The Box Man

The Box Man

Summary

'A spellbinder from beginning to end, an edgy masterpiece' Chicago Sun Times

'This is the record of a box man'. Anonymous and alone, the box man peeps out of his cut-out eyeholes and watches the world from behind his four cardboard walls. At first repulsed by the strange phenomenon of people who have decided to abandon society and live in boxes on the Tokyo streets, he has found himself drawn into the anonymity and voyeurism of their life. As he becomes obsessed with spying on a young nurse, his identity slips away, in Kobo Abe's eerie, disorienting and seductive masterpiece of unease.

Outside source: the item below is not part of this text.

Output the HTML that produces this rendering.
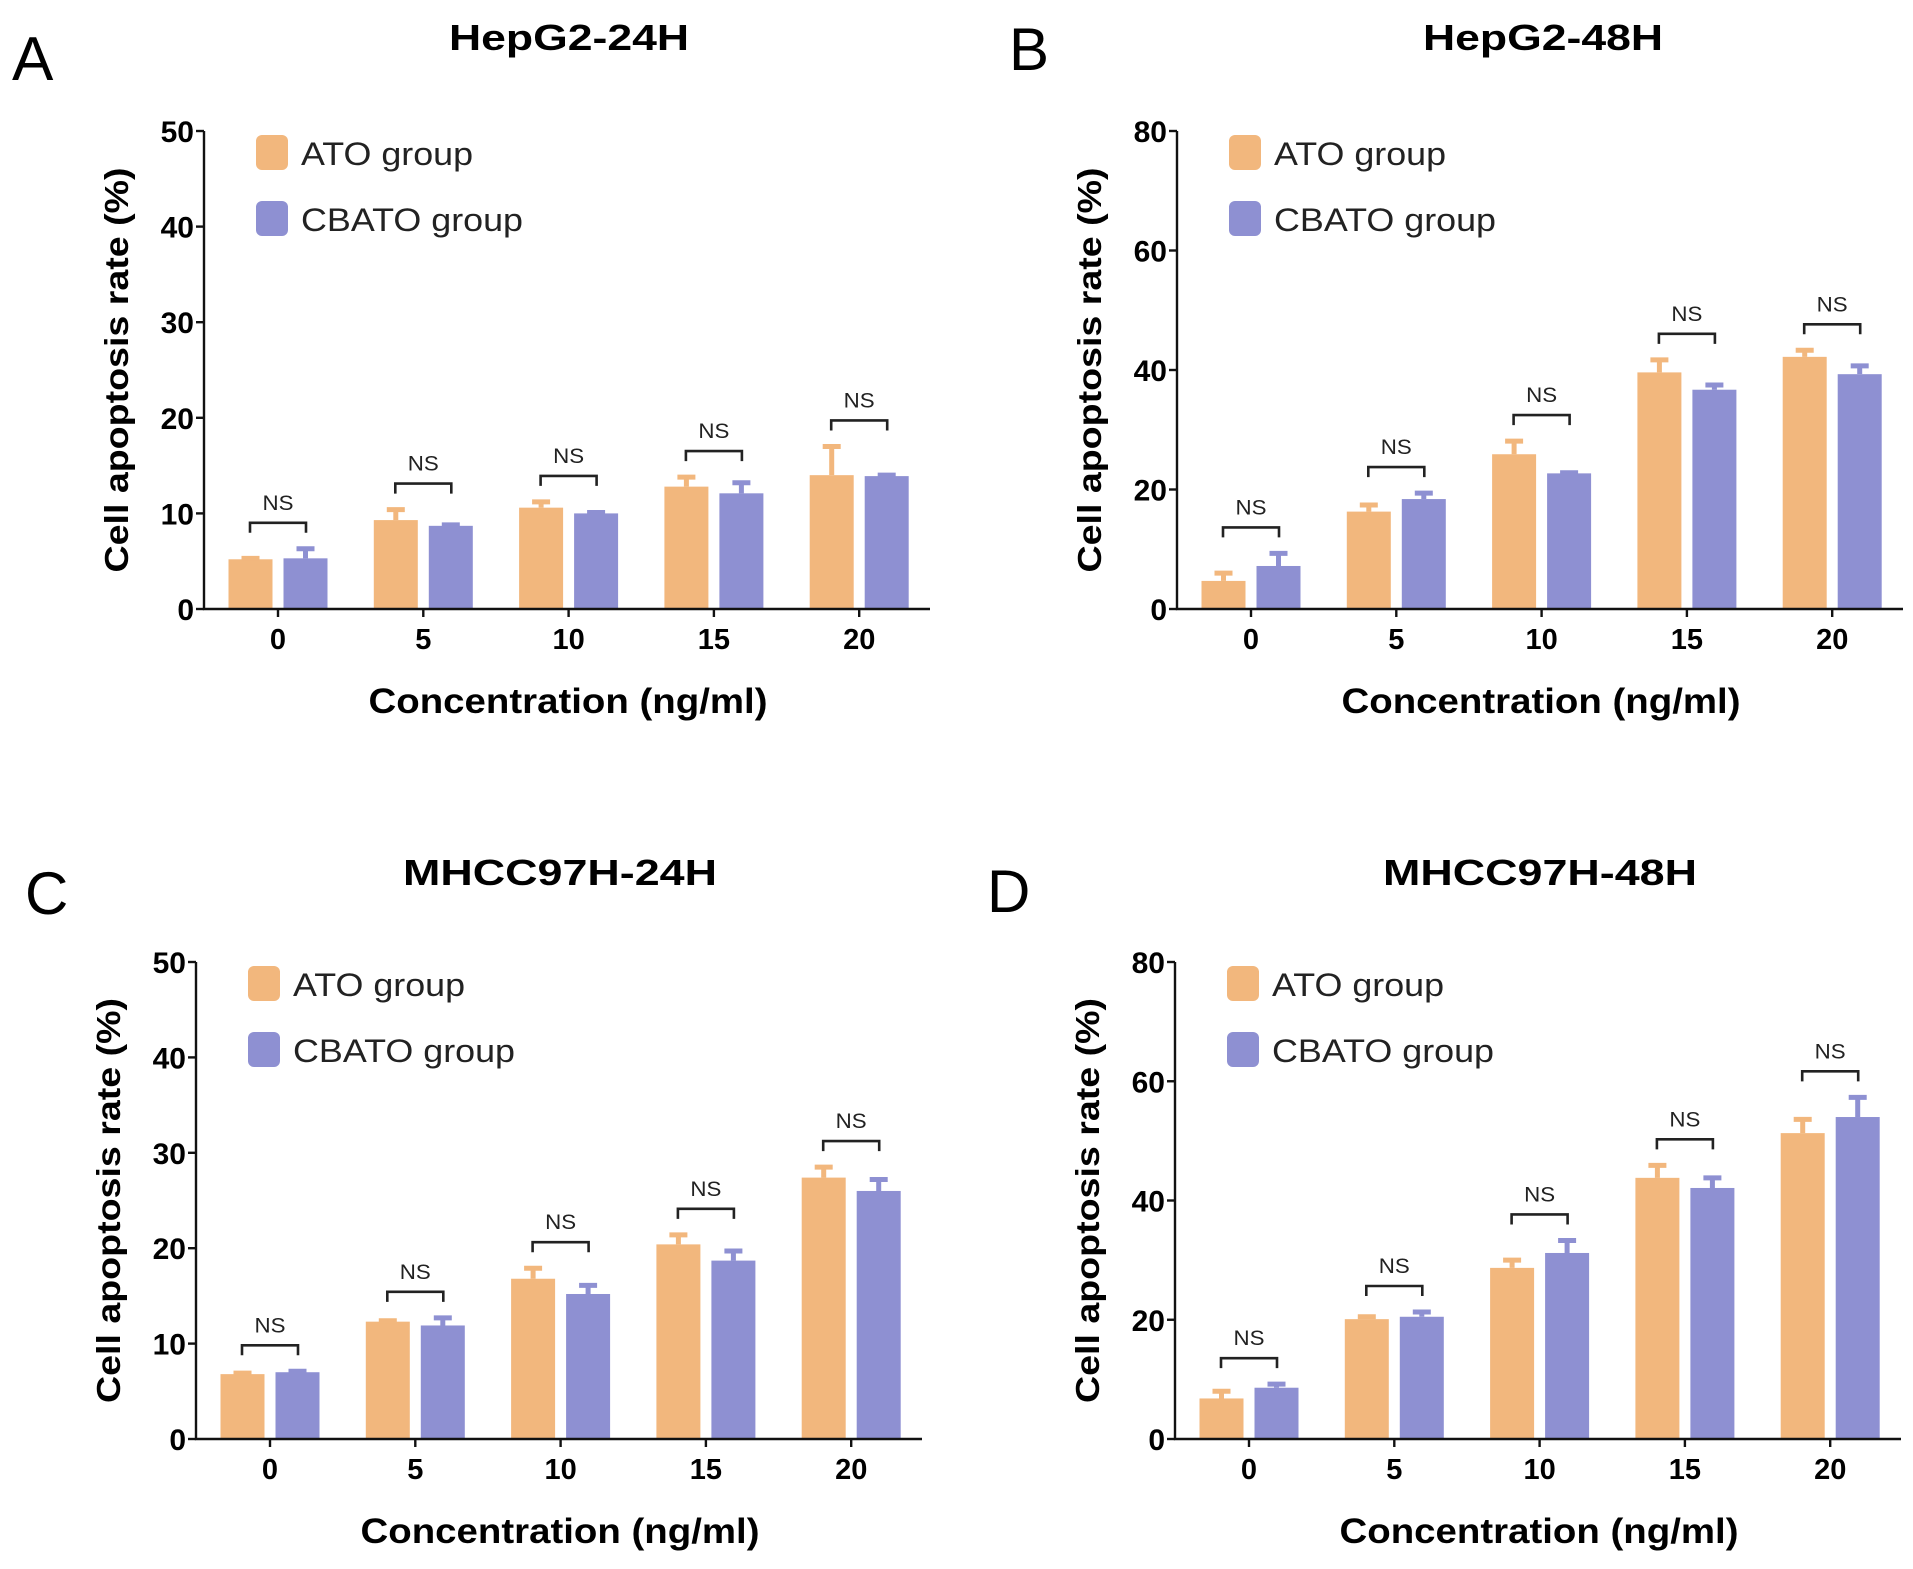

'Funny, sad and destructive ... an invention with its own crazy pull, it gnaws at the reader ... a stunning addition to the literature of eccentricity' The New York Times

Reviews

  • A stunning addition to the literature of eccentricity
    The New York Times

About the author

Kobo Abe

Kobo Abe was born in Tokyo in 1924, grew up in Manchuria, and returned to Japan in his early twenties. Before his death in 1993, Abe was considered his country's foremost living novelist. His novels have earned many literary awards and prizes, and have all been bestsellers in Japan. They include THE WOMAN IN THE DUNES, THE ARK SAKURA, THE FACE OF ANOTHER, THE BOX MAN, and THE RUINED MAP.